Qu’est-ce que Dharma ?
Le dharma est un terme fascinant parce qu’il intègre plusieurs niveaux d’expérience, de notre premier moment sur le chemin vers la réalisation complète.
Le mot sanskrit « dharma » est sans doute le terme le plus important et le plus utilisé dans le bouddhisme. Parmi les trois joyaux du Bouddha, du dharma et de la sangha dans lesquels tous les bouddhistes se réfugient, le dharma est prééminent. C’est une réalisation du dharma qui produit les bouddhas et c’est le dharma qui fournit le prétexte pour la sangha (communauté) et la lie ensemble.
Mais que signifie le mot « dharma » ? C’est un terme particulièrement fascinant, car il inclut et intègre plusieurs niveaux d’expérience, depuis le premier moment sur le chemin vers la réalisation de la pleine réalisation.
L’éternel Dharma
Dans les premiers textes theravadins, Bouddha aurait remarqué que le dharma est toujours présent, qu’il y ait ou non un bouddha pour le prêcher ou une sangha pour le pratiquer. Dans ce sens, le dharma est le substrat sous-jacent de la réalité de nos vies et de notre monde.
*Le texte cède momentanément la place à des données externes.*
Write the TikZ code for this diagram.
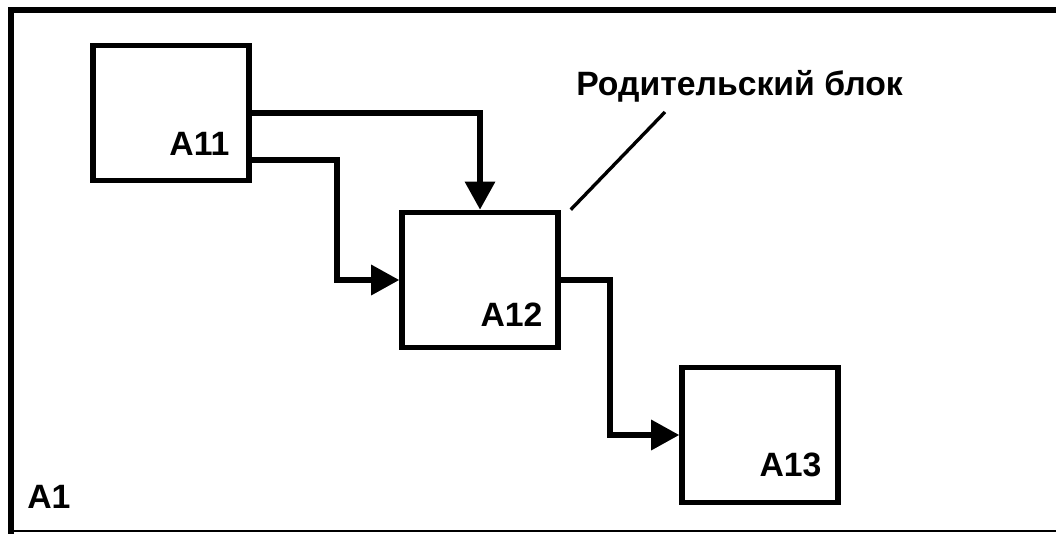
\documentclass[tikz,border=0pt]{standalone}
\usepackage{fontspec}
\setmainfont{Liberation Sans}
\usepackage{tikz}
\usetikzlibrary{arrows.meta,positioning,calc}

\begin{document}
\begin{tikzpicture}[
  x=0.025cm, y=-0.025cm,
  block/.style={draw, line width=3.9pt, minimum width=3.9cm, minimum height=3.38cm, inner sep=0pt},
  tag/.style={font=\bfseries\fontsize{24}{28}\selectfont, inner sep=0pt, anchor=base east},
  arrow/.style={-{Triangle[length=20pt, width=21pt]}, line width=3.6pt},
  frame/.style={line width=4.4pt}
]
\useasboundingbox (0,0) rectangle (1056,533);

% diagram frame, open on the right
\coordinate (f1) at (1056,10);
\coordinate (f2) at (11,10);
\coordinate (f3) at (11,531);
\coordinate (f4) at (1056,531);
\draw[frame, line cap=rect] (f1) -- (f2) -- (f3);
\draw[line width=1.6pt] (f3) -- (f4);

% blocks
\node[block] (A11) at (171,113) {};
\node[block] (A12) at (480,280) {};
\node[block] (A13) at (760,435) {};

\node[tag] (t11) at ([shift={(-22,-28)}]A11.south east) {A11};
\node[tag] (t12) at ([shift={(-18,-24)}]A12.south east) {A12};
\node[tag] (t13) at ([shift={(-19,-29)}]A13.south east) {A13};
\node[tag, anchor=base west] (t1) at (27,508) {A1};

% connections
\coordinate (j1) at (337,280);
\coordinate (j2) at (610,435);
\draw[arrow] (A11.east) -| (A12.north);
\draw[arrow] ([shift={(0,47)}]A11.east) -| (j1) -- (A12.west);
\draw[arrow] (A12.east) -| (j2) -- (A13.west);

% parent block callout
\node[tag, anchor=base west] (parent) at (576,95) {Родительский блок};
\coordinate (lead) at (665,112);
\draw[line width=2.4pt] ([shift={(10,0)}]A12.north east) -- (lead);
\end{tikzpicture}
\end{document}
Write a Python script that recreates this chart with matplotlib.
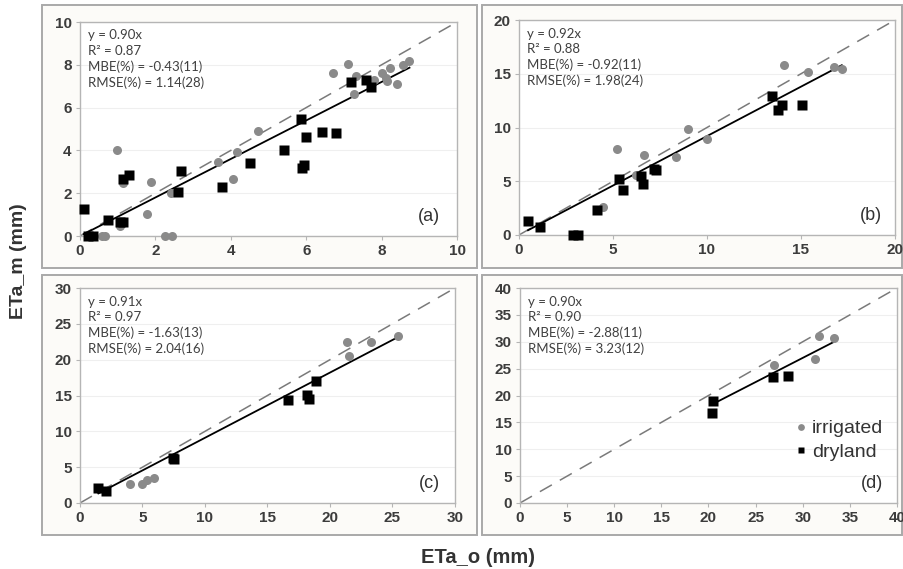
import numpy as np
import matplotlib
matplotlib.use("Agg")
import matplotlib.pyplot as plt
from matplotlib.patches import Rectangle

# panel (a)
a_irr_x = [0.58, 0.66, 0.97, 1.06, 1.15, 1.79, 1.88, 2.26, 2.43, 2.42, 3.67, 4.07, 4.16, 4.73,
           6.71, 7.12, 7.26, 7.33, 7.79, 8.01, 8.12, 8.14, 8.23, 8.41, 8.58, 8.74]
a_irr_y = [0.0, 0.0, 4.01, 0.47, 2.49, 1.04, 2.52, 0.0, 0.0, 1.99, 3.47, 2.67, 3.93, 4.90,
           7.62, 8.04, 6.64, 7.49, 7.31, 7.62, 7.39, 7.23, 7.85, 7.10, 8.01, 8.20]
a_dry_x = [0.10, 0.22, 0.35, 0.75, 1.06, 1.15, 1.15, 1.31, 2.61, 2.68, 3.76, 4.50, 5.42,
           5.86, 5.88, 5.93, 6.00, 6.43, 6.79, 7.19, 7.58, 7.72]
a_dry_y = [1.25, 0.0, 0.0, 0.73, 0.67, 0.64, 2.67, 2.83, 2.07, 3.03, 2.30, 3.39, 4.01,
           5.47, 3.19, 3.34, 4.62, 4.85, 4.81, 7.20, 7.28, 6.95]

# panel (b)
b_irr_x = [4.49, 5.19, 6.22, 6.66, 8.37, 9.01, 10.02, 14.12, 15.37, 16.73, 17.17]
b_irr_y = [2.64, 7.99, 5.60, 7.46, 7.22, 9.89, 8.93, 15.77, 15.15, 15.61, 15.40]
b_dry_x = [0.48, 1.13, 2.86, 3.13, 4.13, 5.34, 5.55, 6.48, 6.57, 7.19, 7.28, 13.46, 13.76, 13.99, 15.05]
b_dry_y = [1.31, 0.78, 0.0, 0.0, 2.33, 5.19, 4.14, 5.51, 4.76, 6.13, 6.07, 12.91, 11.66, 12.13, 12.13]

# panel (c)
c_irr_x = [4.00, 4.93, 5.39, 5.92, 21.39, 21.55, 23.25, 25.47]
c_irr_y = [2.66, 2.66, 3.27, 3.55, 22.49, 20.53, 22.49, 23.33]
c_dry_x = [1.47, 2.08, 7.41, 7.55, 16.67, 18.19, 18.35, 18.88]
c_dry_y = [2.10, 1.63, 6.21, 6.16, 14.33, 15.03, 14.56, 16.99]

# panel (d)
d_irr_x = [26.90, 31.33, 31.68, 33.35]
d_irr_y = [25.76, 26.70, 31.07, 30.63]
d_dry_x = [20.42, 20.53, 26.80, 28.39]
d_dry_y = [16.72, 18.90, 23.46, 23.71]

slopes = [0.90, 0.92, 0.91, 0.90]
stats = [
    ["y = 0.90x", "R² = 0.87", "MBE(%) = -0.43(11)", "RMSE(%) = 1.14(28)"],
    ["y = 0.92x", "R² = 0.88", "MBE(%) = -0.92(11)", "RMSE(%) = 1.98(24)"],
    ["y = 0.91x", "R² = 0.97", "MBE(%) = -1.63(13)", "RMSE(%) = 2.04(16)"],
    ["y = 0.90x", "R² = 0.90", "MBE(%) = -2.88(11)", "RMSE(%) = 3.23(12)"],
]
letters = ["(a)", "(b)", "(c)", "(d)"]
limits = [10, 20, 30, 40]
steps = [2, 5, 5, 5]

plt.rcParams["font.family"] = ["Liberation Sans", "DejaVu Sans"]

W, H = 904, 569
fig = plt.figure(figsize=(W / 100, H / 100), dpi=100)

# panel frames (pixel boxes)
frames = [(42, 5, 477, 268), (482, 5, 902, 268), (42, 275, 477, 535), (482, 275, 902, 535)]
for x0, y0, x1, y1 in frames:
    fig.patches.append(Rectangle((x0 / W, 1 - y1 / H), (x1 - x0) / W, (y1 - y0) / H,
                                 transform=fig.transFigure, facecolor="#fcfbf8",
                                 edgecolor="#a9a9a9", lw=1.4, zorder=-5))

boxes = [(80, 22, 457, 236), (519, 20, 895, 235), (80, 288, 455, 503), (520, 288, 897, 503)]
data = [(a_irr_x, a_irr_y, a_dry_x, a_dry_y), (b_irr_x, b_irr_y, b_dry_x, b_dry_y),
        (c_irr_x, c_irr_y, c_dry_x, c_dry_y), (d_irr_x, d_irr_y, d_dry_x, d_dry_y)]
label_x = [0.955, 0.965, 0.96, 0.963]

for i in range(4):
    x0, y0, x1, y1 = boxes[i]
    ax = fig.add_axes([x0 / W, 1 - y1 / H, (x1 - x0) / W, (y1 - y0) / H], zorder=2)
    ax.set_facecolor("white")
    ix, iy, dx, dy = data[i]
    lim = limits[i]
    ax.plot([0, lim], [0, lim], color="#7a7a7a", lw=1.1, dashes=(9, 6), zorder=1)
    allx = np.array(ix + dx)
    xs = np.array([allx.min(), allx.max()])
    ax.plot(xs, slopes[i] * xs, color="black", lw=1.3, zorder=2)
    ax.plot(ix, iy, "o", color="#8a8a8a", ms=6.5, mec="none", label="irrigated", zorder=3,
            clip_on=False)
    ax.plot(dx, dy, "s", color="black", ms=6.5, mec="none", label="dryland", zorder=4,
            clip_on=False)
    ax.set_xlim(0, lim)
    ax.set_ylim(0, lim)
    ticks = np.arange(0, lim + 0.1, steps[i])
    ax.set_xticks(ticks)
    ax.set_yticks(ticks)
    ax.yaxis.grid(True, color="#efefef", lw=0.8)
    ax.set_axisbelow(True)
    for s in ax.spines.values():
        s.set_color("#b5b5b5")
        s.set_linewidth(1.0)
    ax.tick_params(length=3, width=0.8, color="#b5b5b5", labelsize=11, labelcolor="#3c3c3c", pad=3)
    for t in ax.get_xticklabels() + ax.get_yticklabels():
        t.set_fontweight("bold")
    ax.text(0.022, 0.965, "\n".join(stats[i]), transform=ax.transAxes, va="top", ha="left",
            fontsize=9.5, color="#404040", family="Lato", linespacing=1.32)
    ax.text(label_x[i], 0.09, letters[i], transform=ax.transAxes, ha="right", va="center",
            fontsize=13, color="#333333")
    if i == 3:
        ax.legend(loc="lower right", bbox_to_anchor=(1.01, 0.115), frameon=False, fontsize=14,
                  handletextpad=0.1, labelspacing=0.3, markerscale=0.75, handlelength=0.9,
                  labelcolor="#333333")

fig.text(0.02, 0.541, "ETa_m (mm)", rotation=90, ha="center", va="center",
         fontsize=14, fontweight="bold", color="#333333")
fig.text(0.529, 0.021, "ETa_o (mm)", ha="center", va="center",
         fontsize=14.5, fontweight="bold", color="#333333")

fig.savefig("out.png", dpi=100, facecolor="white")
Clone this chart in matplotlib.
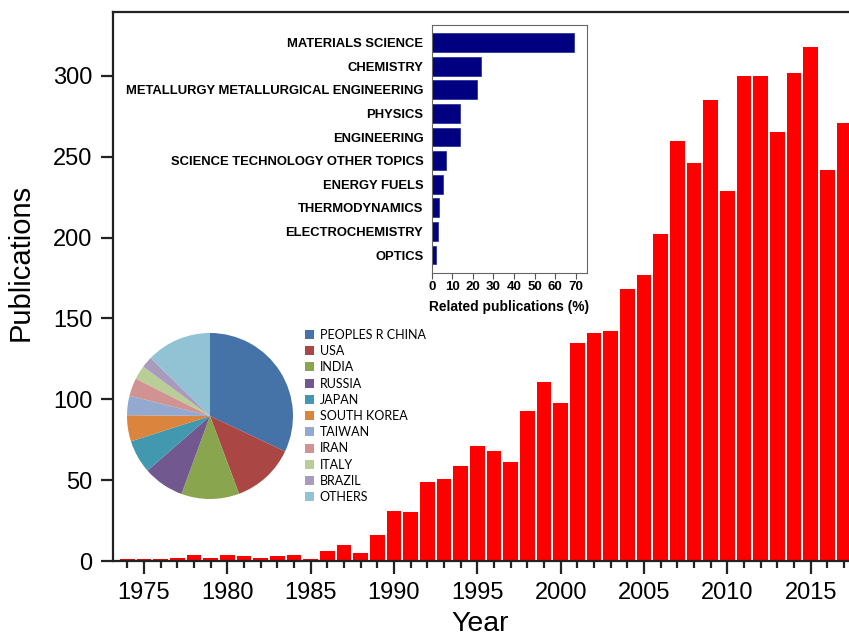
import numpy as np
import matplotlib.pyplot as plt
import matplotlib.ticker as ticker

plt.rcParams["font.family"] = ["Liberation Sans", "DejaVu Sans"]

# --- data ---
years = list(range(1974, 2018))
pubs = [1, 1, 1, 2, 4, 2, 4, 3, 2, 3, 4, 1, 6, 10, 5, 16,
        31, 30, 49, 51, 59, 71, 68, 61, 93, 111, 98, 135, 141, 142,
        168, 177, 202, 260, 246, 285, 229, 300, 300, 265, 302, 318, 242, 271]

fields = ["MATERIALS SCIENCE", "CHEMISTRY", "METALLURGY METALLURGICAL ENGINEERING",
          "PHYSICS", "ENGINEERING", "SCIENCE TECHNOLOGY OTHER TOPICS",
          "ENERGY FUELS", "THERMODYNAMICS", "ELECTROCHEMISTRY", "OPTICS"]
field_pct = [69.1, 23.9, 22.1, 13.9, 13.6, 6.8, 5.7, 3.6, 2.9, 1.9]

countries = ["PEOPLES R CHINA", "USA", "INDIA", "RUSSIA", "JAPAN", "SOUTH KOREA",
             "TAIWAN", "IRAN", "ITALY", "BRAZIL", "OTHERS"]
country_share = [32.1, 12.3, 11.3, 8.0, 6.5, 5.1, 3.8, 3.5, 2.7, 2.2, 12.7]
country_colors = ["#4572A7", "#AA4643", "#89A54E", "#71588F", "#4198AF", "#DB843D",
                  "#93A9CF", "#D19392", "#B9CD96", "#A99BBD", "#91C3D5"]

fig = plt.figure(figsize=(8.49, 6.37), dpi=100)

# --- main bar chart (runs off the right edge) ---
ax = fig.add_axes([113 / 849, 1 - 561 / 637, 1 - 113 / 849, (561 - 12) / 637])
ax.bar(years, pubs, width=0.87, color="#ff0000", linewidth=0)
ax.set_xlim(1973.14, 2017.3)
ax.set_ylim(0, 339.5)
ax.spines["right"].set_visible(False)
for s in ["left", "bottom", "top"]:
    ax.spines[s].set_linewidth(1.6)
    ax.spines[s].set_color("#222222")
ax.xaxis.set_major_locator(ticker.MultipleLocator(5))
ax.xaxis.set_minor_locator(ticker.MultipleLocator(1))
ax.yaxis.set_major_locator(ticker.MultipleLocator(50))
ax.tick_params(axis="both", which="major", direction="out", length=9, width=1.6,
               labelsize=17, pad=6, color="#222222")
ax.tick_params(axis="x", which="minor", direction="out", length=5, width=1.6,
               color="#222222")
ax.tick_params(axis="y", which="minor", left=False)
ax.set_xlabel("Year", fontsize=20.5)
ax.set_ylabel("Publications", fontsize=21)
ax.xaxis.set_label_coords((480 - 113) / (849 - 113), -0.091)
ax.yaxis.set_label_coords(-0.106, (561 - 262) / (561 - 12))

# --- inset: research fields ---
ax2 = fig.add_axes([431.7 / 849, 1 - 272.7 / 637, (586.7 - 431.7) / 849, (272.7 - 25) / 637])
ypos = np.arange(len(fields))
ax2.barh(ypos, field_pct, height=0.8, color="#000080", edgecolor="#1a2a9a", linewidth=0.5)
ax2.set_ylim(len(fields) - 0.25, -0.75)
ax2.set_xlim(0, 75.3)
ax2.set_yticks(ypos)
ax2.set_yticklabels(fields, fontsize=9.4, fontweight="bold")
ax2.set_xticks(range(0, 71, 10))
ax2.tick_params(axis="x", labelsize=9.5, length=4, width=0.8, pad=2, color="#555555")
for lab in ax2.get_xticklabels():
    lab.set_fontweight("bold")
ax2.tick_params(axis="y", length=0, pad=6)
for s in ax2.spines.values():
    s.set_linewidth(0.8)
    s.set_color("#666666")
ax2.set_xlabel("Related publications (%)", fontsize=9.9, fontweight="bold", labelpad=5)

# --- inset: countries pie ---
ax3 = fig.add_axes([127 / 849, 1 - 499 / 637, 166 / 849, 166 / 637])
wedges, _ = ax3.pie(country_share, colors=country_colors, startangle=90,
                    counterclock=False, radius=1.0)
ax3.set_xlim(-1, 1)
ax3.set_ylim(-1, 1)
leg = fig.legend(wedges, countries, loc="upper left",
                 bbox_to_anchor=(296 / 849, 1 - 320 / 637), frameon=False,
                 prop={"family": "Lato", "size": 9},
                 handlelength=0.75, handleheight=0.75, handletextpad=0.45,
                 labelspacing=0.34, borderpad=0.2)

plt.savefig("out.png", dpi=100)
C’est le fait ultime et primordial de qui nous sommes et de ce que nous sommes.
C’est le but de tous les bouddhistes de découvrir cette « vraie nature », comme on l’appelle, non seulement pour l’entrevoir, mais pour pouvoir s’y reposer, s’y identifier et oublier tout autre « moi » que nous avons pu imaginer.
Dans une telle prise de conscience, nous voyons que ce que nous sommes le plus essentiellement n’a ni commencement ni fin, et s’exprime dans l’amour universel.
Cet éternel dharma est-il inaccessible pour nous, les gens ordinaires ? Pas du tout. En fait, il plane toujours à la périphérie de notre conscience, que nous soyons bouddhistes ou non, ou que nous ayons ou non un intérêt apparent pour la spiritualité.
Dharma en tant que phénomènes
Dans un ouvrage, Fiodor Chtcherbatskoï, un indianiste russe, nous dit que le dharma est la base de notre existence ordinaire : la multitude de pensées, de perceptions et d’événements qui composent notre expérience en tant qu’êtres humains.
Ici, il faut faire une distinction entre nos conceptions de ce qu’est la réalité ordinaire, nos idées préconçues et nos vœux pieux, et sa facticité brute et implacable.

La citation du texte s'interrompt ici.